Maureen Shaughnessy will discuss her translation of Hebe Uhart’s short story collection, The Scent of Buenos Aires, with Lina Meruane.
Maureen Shaughnessy has translated Maya folktales by Guadalupe Urbina, several Cañari legends, and has co-translated the memoirs of the Catalan poster artist Carles Fontserè. Her translations have been published by The Paris Review, Words Without Borders, Brick, and AGNI. Her translation of a poetry chapbook by Nurit Kasztelan is forthcoming from Cardboard House Press. She lives in Bariloche, Argentina.
Born in 1936 in the outskirts of Buenos Aires, Hebe Uhart is one of Argentina’s most celebrated modern writers. She published two novels, Camilo asciende (1987) and Mudanzas (1995), but is better known for her short stories, where she explores the lives of ordinary characters in small, Argentine towns. Her Collected Stories won the Buenos Aires Bookfair Prize (2010), and she received Argentina’s National Endowment of the Arts Prize (2015) for her trajectory as well as the Manuel Rojas Ibero-American Narrative Prize (2017).
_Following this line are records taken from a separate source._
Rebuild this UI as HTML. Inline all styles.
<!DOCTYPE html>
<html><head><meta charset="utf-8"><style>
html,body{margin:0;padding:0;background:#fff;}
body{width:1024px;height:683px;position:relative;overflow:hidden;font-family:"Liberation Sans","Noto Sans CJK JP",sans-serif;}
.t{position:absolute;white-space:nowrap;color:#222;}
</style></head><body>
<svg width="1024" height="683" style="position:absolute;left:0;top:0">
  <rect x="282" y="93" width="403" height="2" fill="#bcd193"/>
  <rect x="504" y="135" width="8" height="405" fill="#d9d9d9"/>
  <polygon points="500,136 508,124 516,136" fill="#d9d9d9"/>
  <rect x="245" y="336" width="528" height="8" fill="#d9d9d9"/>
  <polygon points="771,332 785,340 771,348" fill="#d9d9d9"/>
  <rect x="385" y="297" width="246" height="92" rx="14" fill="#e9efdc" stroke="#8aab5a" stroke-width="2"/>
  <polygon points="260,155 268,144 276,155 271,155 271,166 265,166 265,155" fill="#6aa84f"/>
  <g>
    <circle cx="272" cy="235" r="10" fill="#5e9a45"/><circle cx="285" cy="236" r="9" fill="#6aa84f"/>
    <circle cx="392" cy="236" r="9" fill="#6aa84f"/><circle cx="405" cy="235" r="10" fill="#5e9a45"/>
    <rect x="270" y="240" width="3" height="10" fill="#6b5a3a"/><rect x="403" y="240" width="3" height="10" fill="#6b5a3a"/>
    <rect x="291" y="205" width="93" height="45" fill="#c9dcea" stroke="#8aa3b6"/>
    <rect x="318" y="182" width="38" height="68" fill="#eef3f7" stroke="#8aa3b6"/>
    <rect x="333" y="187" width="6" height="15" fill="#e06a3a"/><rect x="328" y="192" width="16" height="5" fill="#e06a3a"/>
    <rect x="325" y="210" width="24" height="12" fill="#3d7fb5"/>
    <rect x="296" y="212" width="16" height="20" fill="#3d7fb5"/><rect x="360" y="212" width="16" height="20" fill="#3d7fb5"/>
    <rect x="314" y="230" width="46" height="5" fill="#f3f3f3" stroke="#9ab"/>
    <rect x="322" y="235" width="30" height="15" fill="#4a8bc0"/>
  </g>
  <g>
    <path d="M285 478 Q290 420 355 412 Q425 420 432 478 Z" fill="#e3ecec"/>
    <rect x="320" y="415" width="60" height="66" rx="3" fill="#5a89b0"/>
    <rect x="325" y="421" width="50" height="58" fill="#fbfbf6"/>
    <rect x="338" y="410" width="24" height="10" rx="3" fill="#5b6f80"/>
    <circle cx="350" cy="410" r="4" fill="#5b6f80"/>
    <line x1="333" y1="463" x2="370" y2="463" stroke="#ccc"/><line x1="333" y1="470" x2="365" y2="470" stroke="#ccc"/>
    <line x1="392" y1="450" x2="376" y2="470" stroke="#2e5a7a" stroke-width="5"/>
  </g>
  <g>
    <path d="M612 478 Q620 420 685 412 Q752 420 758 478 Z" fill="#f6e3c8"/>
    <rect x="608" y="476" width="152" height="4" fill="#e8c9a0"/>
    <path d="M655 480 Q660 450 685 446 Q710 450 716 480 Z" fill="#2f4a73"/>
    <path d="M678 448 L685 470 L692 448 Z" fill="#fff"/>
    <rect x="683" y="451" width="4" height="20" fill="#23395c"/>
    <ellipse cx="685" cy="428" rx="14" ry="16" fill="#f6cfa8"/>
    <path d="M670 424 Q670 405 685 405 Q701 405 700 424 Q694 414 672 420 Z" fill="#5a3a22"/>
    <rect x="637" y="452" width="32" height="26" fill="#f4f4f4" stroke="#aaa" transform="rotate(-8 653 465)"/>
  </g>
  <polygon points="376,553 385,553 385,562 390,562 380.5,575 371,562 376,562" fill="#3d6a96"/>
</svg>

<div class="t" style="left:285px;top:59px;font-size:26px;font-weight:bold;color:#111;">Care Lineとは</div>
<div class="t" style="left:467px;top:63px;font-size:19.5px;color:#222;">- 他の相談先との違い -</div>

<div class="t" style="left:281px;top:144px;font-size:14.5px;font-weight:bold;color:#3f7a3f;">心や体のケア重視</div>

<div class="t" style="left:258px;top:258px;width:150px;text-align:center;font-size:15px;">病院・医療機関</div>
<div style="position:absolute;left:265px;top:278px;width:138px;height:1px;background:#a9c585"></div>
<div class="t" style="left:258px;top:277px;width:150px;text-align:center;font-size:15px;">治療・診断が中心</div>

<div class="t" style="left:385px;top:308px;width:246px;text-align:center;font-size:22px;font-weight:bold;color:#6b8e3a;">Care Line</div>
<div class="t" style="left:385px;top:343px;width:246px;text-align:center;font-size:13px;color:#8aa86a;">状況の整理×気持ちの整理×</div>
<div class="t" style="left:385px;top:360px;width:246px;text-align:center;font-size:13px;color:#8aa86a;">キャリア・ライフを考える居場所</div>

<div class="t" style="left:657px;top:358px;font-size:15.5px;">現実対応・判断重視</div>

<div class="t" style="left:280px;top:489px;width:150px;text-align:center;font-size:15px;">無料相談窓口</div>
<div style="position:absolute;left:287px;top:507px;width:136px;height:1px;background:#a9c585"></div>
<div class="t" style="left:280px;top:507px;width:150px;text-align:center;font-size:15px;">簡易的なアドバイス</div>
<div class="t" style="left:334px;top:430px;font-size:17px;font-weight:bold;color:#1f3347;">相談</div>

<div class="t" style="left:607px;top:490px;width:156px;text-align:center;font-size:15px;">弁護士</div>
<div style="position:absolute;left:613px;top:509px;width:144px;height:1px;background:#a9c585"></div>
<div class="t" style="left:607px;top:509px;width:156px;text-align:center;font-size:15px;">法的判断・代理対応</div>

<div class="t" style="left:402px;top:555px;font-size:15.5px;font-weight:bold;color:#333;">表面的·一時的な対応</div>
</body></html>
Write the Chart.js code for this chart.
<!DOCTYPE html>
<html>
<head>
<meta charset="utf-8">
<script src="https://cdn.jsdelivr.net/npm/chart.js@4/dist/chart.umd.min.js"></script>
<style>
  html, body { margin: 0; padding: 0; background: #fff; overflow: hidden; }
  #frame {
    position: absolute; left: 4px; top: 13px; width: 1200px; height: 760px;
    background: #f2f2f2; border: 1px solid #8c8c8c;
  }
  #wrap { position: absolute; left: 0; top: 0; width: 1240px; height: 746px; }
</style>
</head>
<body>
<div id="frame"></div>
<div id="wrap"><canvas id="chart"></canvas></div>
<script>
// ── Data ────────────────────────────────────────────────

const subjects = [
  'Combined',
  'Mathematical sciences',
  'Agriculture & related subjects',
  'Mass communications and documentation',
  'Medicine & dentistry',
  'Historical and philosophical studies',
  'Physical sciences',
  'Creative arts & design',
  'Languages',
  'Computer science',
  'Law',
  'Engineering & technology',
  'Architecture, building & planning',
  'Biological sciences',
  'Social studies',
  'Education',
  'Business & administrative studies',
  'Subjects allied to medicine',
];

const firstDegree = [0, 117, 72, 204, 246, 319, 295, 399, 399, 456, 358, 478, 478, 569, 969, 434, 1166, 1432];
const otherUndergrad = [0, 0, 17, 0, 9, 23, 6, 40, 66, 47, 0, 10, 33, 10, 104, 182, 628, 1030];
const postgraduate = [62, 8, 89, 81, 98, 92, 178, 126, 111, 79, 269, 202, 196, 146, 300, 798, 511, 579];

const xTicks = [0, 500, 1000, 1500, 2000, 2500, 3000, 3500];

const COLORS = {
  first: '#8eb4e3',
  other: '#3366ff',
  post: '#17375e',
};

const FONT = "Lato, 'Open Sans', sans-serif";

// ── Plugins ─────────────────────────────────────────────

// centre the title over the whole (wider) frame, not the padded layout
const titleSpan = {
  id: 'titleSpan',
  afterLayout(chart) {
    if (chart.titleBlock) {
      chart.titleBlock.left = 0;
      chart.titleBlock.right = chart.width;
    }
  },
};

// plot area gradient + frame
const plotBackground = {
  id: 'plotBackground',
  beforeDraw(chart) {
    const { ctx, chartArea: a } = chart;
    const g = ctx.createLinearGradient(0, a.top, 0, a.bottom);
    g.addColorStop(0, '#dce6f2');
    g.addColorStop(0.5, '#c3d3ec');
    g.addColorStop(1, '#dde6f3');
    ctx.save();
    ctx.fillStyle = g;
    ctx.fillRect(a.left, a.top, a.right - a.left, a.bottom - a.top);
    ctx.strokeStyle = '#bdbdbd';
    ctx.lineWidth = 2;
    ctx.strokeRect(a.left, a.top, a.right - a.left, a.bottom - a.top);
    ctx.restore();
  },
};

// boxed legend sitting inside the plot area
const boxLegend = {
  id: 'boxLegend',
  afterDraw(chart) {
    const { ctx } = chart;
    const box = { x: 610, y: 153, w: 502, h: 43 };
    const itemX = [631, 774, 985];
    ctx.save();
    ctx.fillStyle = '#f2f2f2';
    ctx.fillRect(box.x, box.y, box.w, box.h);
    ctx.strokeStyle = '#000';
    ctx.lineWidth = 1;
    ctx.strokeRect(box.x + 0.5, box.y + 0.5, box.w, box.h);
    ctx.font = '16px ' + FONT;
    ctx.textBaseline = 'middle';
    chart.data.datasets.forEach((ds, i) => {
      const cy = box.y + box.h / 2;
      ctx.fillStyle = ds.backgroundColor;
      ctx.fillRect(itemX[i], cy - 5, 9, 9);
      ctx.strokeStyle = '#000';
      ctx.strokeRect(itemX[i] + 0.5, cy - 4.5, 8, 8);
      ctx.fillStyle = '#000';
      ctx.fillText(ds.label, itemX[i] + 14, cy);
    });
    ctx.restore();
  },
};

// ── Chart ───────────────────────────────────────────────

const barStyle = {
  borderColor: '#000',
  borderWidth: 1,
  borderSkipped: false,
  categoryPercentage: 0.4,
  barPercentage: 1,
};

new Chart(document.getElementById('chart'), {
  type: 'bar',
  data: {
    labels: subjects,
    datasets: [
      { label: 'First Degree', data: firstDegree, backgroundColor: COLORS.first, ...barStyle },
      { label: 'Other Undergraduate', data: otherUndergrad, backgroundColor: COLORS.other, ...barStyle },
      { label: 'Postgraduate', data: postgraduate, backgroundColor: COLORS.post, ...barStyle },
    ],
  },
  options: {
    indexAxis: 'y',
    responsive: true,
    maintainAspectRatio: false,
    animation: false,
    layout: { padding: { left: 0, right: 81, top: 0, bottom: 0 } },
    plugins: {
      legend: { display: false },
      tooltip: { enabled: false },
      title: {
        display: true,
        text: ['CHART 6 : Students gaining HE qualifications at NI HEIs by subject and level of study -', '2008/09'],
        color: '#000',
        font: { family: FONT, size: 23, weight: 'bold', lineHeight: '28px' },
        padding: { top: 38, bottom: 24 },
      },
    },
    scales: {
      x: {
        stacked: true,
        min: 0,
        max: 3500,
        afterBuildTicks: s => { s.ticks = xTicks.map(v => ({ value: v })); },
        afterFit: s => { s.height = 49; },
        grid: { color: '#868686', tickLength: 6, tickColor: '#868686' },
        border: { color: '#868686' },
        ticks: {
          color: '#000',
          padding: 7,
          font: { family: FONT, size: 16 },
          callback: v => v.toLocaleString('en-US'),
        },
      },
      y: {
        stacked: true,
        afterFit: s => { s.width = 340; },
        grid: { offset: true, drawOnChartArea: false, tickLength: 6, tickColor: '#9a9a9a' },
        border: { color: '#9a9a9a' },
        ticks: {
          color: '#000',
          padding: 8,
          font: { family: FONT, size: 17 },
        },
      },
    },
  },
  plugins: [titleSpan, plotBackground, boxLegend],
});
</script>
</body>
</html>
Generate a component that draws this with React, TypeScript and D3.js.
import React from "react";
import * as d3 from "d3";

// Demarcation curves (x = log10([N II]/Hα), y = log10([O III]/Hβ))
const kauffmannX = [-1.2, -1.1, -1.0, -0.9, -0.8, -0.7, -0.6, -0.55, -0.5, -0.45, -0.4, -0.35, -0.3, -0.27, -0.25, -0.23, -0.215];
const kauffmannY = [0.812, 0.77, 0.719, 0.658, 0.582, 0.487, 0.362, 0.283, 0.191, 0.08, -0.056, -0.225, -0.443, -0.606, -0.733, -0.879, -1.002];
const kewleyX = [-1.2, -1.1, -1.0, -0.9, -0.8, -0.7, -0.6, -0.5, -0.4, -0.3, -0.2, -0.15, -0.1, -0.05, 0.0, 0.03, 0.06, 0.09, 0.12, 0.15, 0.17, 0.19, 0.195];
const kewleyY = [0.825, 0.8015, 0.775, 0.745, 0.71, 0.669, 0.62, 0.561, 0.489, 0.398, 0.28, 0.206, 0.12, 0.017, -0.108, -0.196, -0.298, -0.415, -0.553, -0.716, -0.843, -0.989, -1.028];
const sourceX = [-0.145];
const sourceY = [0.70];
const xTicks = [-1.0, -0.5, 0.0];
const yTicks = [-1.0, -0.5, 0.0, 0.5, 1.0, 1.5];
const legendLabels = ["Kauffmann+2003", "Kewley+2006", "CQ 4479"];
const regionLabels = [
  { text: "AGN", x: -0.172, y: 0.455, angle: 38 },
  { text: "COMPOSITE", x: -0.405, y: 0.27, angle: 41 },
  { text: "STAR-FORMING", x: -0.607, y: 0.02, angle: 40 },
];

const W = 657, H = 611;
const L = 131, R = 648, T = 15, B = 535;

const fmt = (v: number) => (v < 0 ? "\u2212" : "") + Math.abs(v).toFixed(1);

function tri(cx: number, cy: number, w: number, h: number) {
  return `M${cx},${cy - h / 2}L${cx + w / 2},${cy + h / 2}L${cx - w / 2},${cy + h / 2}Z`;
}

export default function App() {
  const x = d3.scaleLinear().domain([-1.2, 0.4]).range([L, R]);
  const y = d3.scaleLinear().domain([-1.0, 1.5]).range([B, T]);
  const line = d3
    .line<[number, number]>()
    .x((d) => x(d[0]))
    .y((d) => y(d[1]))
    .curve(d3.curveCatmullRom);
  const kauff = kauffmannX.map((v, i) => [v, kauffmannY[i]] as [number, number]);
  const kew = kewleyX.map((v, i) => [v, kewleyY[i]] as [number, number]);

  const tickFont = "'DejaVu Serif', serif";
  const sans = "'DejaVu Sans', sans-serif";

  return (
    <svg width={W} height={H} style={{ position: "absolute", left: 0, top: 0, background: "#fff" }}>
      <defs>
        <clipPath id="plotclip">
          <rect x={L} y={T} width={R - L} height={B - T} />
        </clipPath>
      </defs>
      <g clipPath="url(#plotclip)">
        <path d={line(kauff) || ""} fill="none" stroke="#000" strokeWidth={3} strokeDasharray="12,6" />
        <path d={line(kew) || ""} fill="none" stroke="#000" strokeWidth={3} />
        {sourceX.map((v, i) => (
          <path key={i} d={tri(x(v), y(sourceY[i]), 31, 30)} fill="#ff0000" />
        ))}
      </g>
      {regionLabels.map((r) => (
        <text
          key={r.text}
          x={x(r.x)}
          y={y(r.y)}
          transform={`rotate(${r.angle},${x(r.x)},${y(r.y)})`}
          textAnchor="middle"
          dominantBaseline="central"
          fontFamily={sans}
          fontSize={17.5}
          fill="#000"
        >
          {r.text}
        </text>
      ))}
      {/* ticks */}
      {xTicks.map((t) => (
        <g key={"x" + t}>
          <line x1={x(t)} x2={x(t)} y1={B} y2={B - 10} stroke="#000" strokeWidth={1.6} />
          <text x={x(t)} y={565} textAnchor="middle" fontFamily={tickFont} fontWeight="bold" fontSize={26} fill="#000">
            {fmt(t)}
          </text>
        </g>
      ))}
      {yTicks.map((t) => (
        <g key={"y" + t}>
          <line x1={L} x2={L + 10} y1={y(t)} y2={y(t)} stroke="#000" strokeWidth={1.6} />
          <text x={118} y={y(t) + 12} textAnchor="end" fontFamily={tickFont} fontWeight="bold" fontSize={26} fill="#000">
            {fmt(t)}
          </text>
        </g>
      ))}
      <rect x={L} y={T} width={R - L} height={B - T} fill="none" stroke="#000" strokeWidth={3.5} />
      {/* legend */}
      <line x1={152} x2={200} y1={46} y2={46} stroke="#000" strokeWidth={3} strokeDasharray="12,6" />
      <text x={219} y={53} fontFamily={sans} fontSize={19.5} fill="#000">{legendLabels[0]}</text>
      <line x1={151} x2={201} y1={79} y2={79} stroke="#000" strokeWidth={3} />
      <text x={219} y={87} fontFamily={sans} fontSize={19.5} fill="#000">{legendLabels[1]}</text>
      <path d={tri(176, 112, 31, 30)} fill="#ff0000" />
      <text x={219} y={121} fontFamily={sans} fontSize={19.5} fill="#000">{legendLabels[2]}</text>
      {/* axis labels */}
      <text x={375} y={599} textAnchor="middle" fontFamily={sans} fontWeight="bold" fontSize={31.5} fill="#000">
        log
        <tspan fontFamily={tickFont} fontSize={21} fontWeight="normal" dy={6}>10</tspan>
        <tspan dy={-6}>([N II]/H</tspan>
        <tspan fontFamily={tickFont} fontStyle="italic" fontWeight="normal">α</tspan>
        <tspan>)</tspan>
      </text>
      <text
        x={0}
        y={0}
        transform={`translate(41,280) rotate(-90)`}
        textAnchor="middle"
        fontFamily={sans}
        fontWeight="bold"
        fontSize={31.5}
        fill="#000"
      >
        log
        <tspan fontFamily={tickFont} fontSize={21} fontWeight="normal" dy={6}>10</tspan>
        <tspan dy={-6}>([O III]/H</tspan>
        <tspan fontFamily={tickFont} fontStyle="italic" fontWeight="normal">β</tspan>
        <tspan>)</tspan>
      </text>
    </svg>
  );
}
Lina Meruane is an award-winning Chilean writer and scholar teaching at New York University. Since 1998, she has authored a short-story collection, a play and five novels. Sangre en el ojo, was awarded the prestigious Sor Juana Inés de la Cruz Prize (Mexico 2012), as well as the Premio Valle Inclan Prize (UK 2019) for Megan MacDowell´s translation into English as Seeing Red (Deep Vellum 2014). Meruane has also received fellowships from the Guggenheim Foundation (US 2004) and the National Endowment for the Arts (US 2010).